How many fish lights do I need for my dock?

A good rule of thumb is one fish light for every 15 to 20 feet of seawall or dock edge you want lit. A standard single-slip dock usually runs 1 to 3 fixtures, a captain's walk wrapping the slip takes 3 to 5, and a long estate seawall needs 5 or more. The real driver is your goal, one fixture makes a single ambush spot, while a row of evenly spaced lights turns the whole edge into a continuous glowing ribbon.

How far apart should fish lights be spaced?

Space them so their pools of light just overlap with no dark water between, which in our tannic SW Florida canals usually lands around 15 to 20 feet apart for a high-output green fixture. Tighten the spacing in deeper or murkier water where each light reaches less far, and stretch it only in clearer, shallower water where the glow travels farther.

Is one fish light enough?

For a small dock or if you just want one reliable honey hole to cast to after dinner, yes, a single well-placed high-output fixture on the deeper edge will stack bait and pull snook and trout.

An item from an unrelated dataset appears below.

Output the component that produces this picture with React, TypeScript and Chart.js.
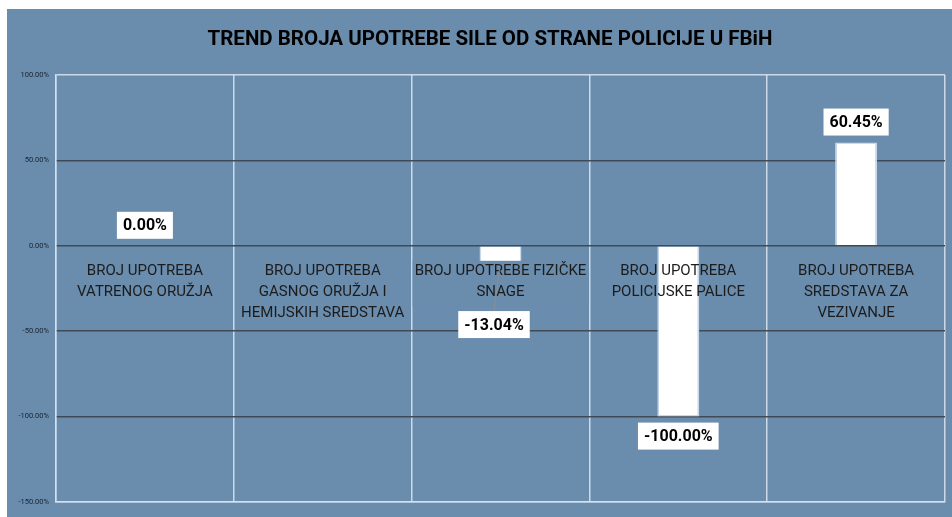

You step up to multiple lights when you want to fish or light a longer stretch of seawall, light both sides of a boat lift, or create that unbroken glowing-ribbon look down the whole canal frontage.

Does water depth change how many fish lights I need?

Yes. Deeper water and darker, more tannic canals absorb light faster, so each fixture lights a smaller pool and you need either more output per light or tighter spacing to avoid dark gaps. Shallow, clearer water lets a single fixture spread its glow farther, so you can often cover the same frontage with fewer lights.

Do brighter fish lights mean I need fewer of them?

Up to a point. A higher-lumen fixture throws a bigger pool, so one strong light can cover what two weak ones would, but lumens fade fast in stained water and there's a practical ceiling. Past it, adding a second fixture spreads the glow better than cranking one light brighter, which is why spacing matters as much as raw brightness.